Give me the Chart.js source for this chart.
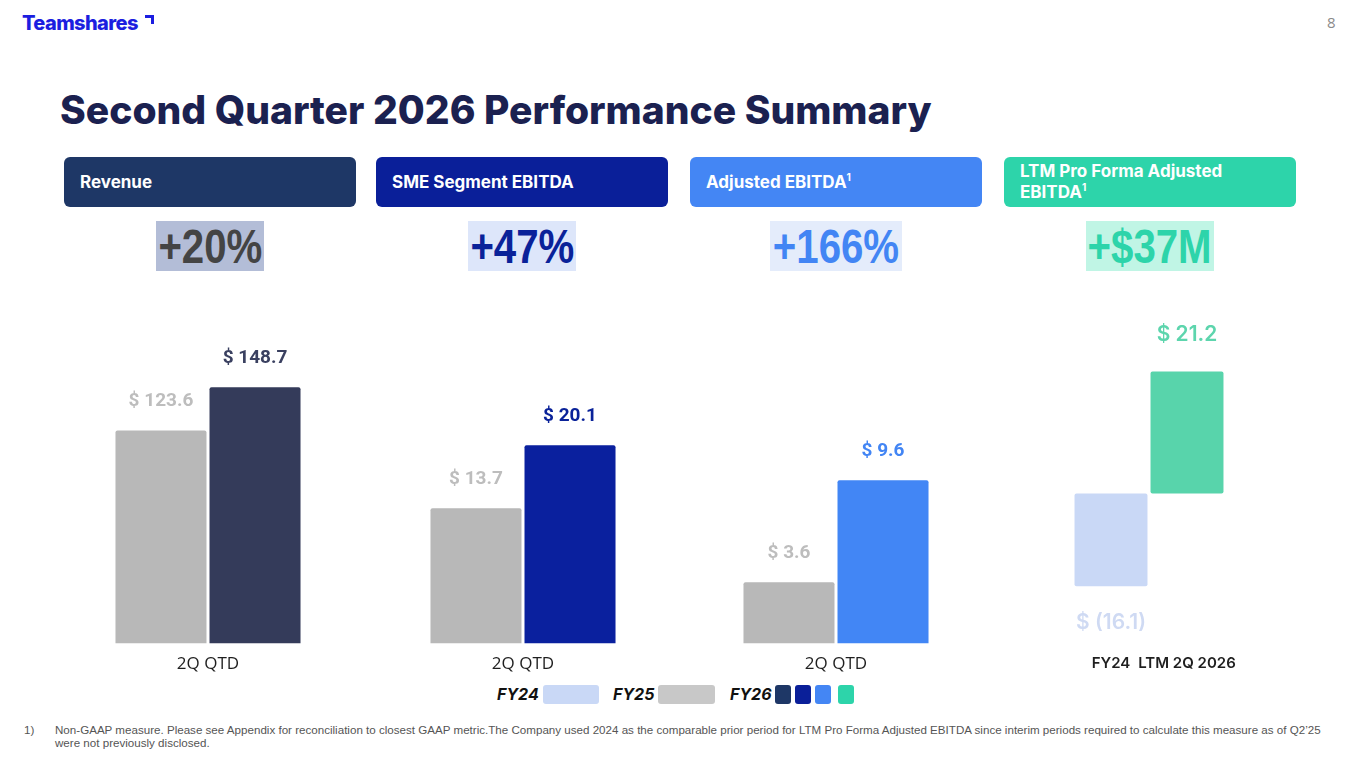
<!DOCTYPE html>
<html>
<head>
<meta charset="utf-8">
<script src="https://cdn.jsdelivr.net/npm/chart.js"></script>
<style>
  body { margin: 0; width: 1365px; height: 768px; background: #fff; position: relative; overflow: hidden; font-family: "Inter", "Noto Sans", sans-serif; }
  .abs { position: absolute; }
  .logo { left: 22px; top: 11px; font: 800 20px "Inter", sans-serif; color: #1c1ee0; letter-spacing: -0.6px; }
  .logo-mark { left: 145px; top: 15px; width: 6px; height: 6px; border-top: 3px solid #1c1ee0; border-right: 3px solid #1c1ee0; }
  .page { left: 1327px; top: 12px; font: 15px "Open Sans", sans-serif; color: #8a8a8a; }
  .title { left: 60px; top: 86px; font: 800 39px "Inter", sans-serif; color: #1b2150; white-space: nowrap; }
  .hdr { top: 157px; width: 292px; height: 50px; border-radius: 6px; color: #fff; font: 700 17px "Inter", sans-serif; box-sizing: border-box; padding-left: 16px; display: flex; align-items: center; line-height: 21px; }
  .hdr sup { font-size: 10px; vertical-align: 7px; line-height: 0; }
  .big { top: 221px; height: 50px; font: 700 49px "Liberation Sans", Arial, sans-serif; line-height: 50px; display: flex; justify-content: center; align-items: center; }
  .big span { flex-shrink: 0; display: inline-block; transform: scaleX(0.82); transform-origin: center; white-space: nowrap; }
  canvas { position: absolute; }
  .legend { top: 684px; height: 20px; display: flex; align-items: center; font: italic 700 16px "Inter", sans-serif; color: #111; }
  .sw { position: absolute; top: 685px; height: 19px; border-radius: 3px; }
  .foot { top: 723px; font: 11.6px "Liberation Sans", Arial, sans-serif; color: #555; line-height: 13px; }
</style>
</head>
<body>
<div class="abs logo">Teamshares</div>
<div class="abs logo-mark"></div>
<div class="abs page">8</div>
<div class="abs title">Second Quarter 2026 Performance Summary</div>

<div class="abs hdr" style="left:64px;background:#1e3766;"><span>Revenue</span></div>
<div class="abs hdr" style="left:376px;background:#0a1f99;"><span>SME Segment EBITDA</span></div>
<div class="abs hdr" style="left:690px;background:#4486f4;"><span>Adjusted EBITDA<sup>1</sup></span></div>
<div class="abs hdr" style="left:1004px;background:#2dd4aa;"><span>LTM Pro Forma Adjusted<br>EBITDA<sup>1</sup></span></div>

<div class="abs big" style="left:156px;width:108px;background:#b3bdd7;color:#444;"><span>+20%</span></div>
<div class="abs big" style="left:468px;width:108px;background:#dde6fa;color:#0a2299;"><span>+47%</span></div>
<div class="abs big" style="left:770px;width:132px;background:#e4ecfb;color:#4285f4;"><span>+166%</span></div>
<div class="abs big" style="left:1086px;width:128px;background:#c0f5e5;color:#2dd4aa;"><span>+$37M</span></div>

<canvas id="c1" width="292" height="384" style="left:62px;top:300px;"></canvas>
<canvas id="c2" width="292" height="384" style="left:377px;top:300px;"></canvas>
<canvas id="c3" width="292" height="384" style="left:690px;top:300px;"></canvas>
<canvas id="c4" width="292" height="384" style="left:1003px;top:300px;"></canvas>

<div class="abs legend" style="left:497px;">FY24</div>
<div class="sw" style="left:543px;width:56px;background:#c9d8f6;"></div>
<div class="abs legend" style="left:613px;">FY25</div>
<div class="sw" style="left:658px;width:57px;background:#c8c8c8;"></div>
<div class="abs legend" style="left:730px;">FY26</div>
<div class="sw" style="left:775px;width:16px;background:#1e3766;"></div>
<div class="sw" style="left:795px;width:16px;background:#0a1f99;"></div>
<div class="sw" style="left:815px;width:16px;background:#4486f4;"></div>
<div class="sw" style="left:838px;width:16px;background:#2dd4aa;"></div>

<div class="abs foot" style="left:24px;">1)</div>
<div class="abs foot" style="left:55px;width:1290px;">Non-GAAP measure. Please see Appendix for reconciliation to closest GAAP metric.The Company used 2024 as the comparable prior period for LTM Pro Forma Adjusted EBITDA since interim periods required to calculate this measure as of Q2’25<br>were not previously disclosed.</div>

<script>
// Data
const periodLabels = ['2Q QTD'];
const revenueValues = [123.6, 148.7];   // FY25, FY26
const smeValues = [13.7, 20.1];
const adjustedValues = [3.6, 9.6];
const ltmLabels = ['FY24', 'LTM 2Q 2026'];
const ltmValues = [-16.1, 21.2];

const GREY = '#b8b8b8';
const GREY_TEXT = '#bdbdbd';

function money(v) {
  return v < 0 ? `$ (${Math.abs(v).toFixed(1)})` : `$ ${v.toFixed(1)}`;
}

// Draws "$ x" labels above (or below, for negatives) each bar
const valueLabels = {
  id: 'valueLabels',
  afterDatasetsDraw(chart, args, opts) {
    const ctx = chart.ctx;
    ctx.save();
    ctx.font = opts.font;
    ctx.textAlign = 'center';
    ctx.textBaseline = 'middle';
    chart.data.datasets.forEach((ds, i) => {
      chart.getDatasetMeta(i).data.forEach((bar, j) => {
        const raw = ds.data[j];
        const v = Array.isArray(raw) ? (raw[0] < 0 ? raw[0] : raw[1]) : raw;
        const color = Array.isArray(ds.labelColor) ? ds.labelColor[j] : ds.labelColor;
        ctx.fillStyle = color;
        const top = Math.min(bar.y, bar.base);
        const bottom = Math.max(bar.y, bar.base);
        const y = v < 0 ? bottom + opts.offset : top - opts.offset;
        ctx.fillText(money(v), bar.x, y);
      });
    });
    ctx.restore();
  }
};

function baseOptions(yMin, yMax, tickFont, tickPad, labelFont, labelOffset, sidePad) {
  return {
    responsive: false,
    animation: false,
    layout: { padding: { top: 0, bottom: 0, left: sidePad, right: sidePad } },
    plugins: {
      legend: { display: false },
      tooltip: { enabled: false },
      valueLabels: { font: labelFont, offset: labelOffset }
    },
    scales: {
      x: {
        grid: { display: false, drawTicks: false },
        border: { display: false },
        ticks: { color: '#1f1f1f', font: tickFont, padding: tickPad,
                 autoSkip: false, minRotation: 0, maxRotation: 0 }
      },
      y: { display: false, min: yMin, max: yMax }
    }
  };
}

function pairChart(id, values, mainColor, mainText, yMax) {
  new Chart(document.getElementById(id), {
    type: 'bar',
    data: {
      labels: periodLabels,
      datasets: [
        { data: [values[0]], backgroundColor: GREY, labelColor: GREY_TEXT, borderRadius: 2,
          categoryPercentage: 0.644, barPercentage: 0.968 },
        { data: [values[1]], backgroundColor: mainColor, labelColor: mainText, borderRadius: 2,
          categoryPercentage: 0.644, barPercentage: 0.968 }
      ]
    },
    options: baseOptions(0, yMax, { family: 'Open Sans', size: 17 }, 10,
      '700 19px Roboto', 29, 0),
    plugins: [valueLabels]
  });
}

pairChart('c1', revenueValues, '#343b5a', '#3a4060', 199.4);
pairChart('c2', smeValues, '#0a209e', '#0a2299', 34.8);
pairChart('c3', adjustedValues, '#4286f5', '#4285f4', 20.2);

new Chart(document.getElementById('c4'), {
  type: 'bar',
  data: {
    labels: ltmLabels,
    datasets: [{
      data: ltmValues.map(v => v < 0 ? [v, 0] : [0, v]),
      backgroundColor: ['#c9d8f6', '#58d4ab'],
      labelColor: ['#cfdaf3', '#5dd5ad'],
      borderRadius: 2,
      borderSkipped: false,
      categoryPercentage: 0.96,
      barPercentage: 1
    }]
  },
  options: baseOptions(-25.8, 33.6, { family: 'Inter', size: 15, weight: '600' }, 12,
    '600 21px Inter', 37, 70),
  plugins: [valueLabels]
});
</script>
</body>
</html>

...

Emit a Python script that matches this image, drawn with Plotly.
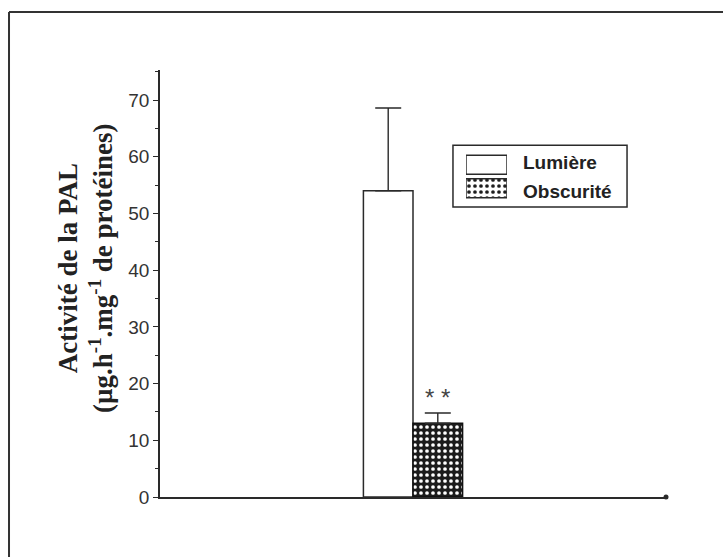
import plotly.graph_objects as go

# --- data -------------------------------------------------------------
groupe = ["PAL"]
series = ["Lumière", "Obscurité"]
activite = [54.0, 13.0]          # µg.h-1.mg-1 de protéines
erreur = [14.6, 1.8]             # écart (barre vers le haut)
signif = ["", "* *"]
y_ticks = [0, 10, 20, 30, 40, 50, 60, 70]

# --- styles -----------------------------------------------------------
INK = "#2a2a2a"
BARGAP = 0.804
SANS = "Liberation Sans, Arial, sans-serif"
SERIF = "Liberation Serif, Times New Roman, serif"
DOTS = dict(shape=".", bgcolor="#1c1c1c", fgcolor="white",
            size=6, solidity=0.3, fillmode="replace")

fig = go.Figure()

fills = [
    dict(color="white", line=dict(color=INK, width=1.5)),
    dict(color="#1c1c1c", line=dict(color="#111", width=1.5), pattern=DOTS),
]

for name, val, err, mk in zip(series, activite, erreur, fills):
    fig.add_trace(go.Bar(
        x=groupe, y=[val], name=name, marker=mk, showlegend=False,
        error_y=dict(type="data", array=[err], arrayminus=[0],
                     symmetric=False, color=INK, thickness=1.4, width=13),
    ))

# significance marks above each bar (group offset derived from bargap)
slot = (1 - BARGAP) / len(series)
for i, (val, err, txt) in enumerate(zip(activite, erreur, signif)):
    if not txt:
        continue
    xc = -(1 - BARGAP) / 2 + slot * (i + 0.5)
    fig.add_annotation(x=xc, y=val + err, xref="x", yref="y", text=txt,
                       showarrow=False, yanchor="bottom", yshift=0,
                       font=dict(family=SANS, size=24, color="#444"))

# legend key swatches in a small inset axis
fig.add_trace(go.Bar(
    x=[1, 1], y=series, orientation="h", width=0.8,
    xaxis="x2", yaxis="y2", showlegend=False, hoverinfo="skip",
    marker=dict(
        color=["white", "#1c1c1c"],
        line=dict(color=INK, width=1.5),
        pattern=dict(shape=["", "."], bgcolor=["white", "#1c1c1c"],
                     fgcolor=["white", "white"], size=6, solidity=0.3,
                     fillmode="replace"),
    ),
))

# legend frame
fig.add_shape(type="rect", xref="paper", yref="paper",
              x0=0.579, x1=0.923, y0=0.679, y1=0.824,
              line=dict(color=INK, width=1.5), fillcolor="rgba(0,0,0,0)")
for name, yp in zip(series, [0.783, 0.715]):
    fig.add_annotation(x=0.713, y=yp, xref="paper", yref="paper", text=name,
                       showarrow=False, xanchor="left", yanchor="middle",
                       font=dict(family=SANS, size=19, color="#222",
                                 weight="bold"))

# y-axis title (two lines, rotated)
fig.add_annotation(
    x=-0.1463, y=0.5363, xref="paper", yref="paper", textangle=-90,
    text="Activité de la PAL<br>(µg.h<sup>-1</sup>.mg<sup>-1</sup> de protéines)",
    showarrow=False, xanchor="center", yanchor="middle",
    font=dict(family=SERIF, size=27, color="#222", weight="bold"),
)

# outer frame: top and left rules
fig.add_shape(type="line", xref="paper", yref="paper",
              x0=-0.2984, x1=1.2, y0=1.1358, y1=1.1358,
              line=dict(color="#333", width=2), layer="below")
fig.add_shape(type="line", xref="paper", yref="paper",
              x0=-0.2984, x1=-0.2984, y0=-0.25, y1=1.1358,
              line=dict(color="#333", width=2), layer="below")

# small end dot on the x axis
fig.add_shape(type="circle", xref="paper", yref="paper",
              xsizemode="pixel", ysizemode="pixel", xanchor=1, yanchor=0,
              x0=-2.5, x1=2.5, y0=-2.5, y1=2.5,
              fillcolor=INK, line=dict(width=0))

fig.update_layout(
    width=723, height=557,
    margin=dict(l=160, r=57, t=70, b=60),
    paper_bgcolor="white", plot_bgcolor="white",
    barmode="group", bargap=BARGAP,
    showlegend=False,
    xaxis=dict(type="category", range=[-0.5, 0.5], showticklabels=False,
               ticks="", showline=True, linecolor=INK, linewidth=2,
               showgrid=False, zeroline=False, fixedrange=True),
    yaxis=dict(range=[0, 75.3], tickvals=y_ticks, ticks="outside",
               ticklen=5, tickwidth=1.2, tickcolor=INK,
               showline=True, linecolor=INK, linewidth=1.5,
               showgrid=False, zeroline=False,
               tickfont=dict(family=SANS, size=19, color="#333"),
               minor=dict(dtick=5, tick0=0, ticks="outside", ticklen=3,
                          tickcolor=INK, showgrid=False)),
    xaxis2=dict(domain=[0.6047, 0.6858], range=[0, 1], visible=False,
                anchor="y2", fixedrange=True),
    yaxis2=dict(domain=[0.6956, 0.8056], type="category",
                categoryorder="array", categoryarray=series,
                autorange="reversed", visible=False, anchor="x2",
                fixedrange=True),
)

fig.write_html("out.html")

- **Task to carry out**
What is the number of lines holding the word "this"? State it alone.

- **Exercise result**
3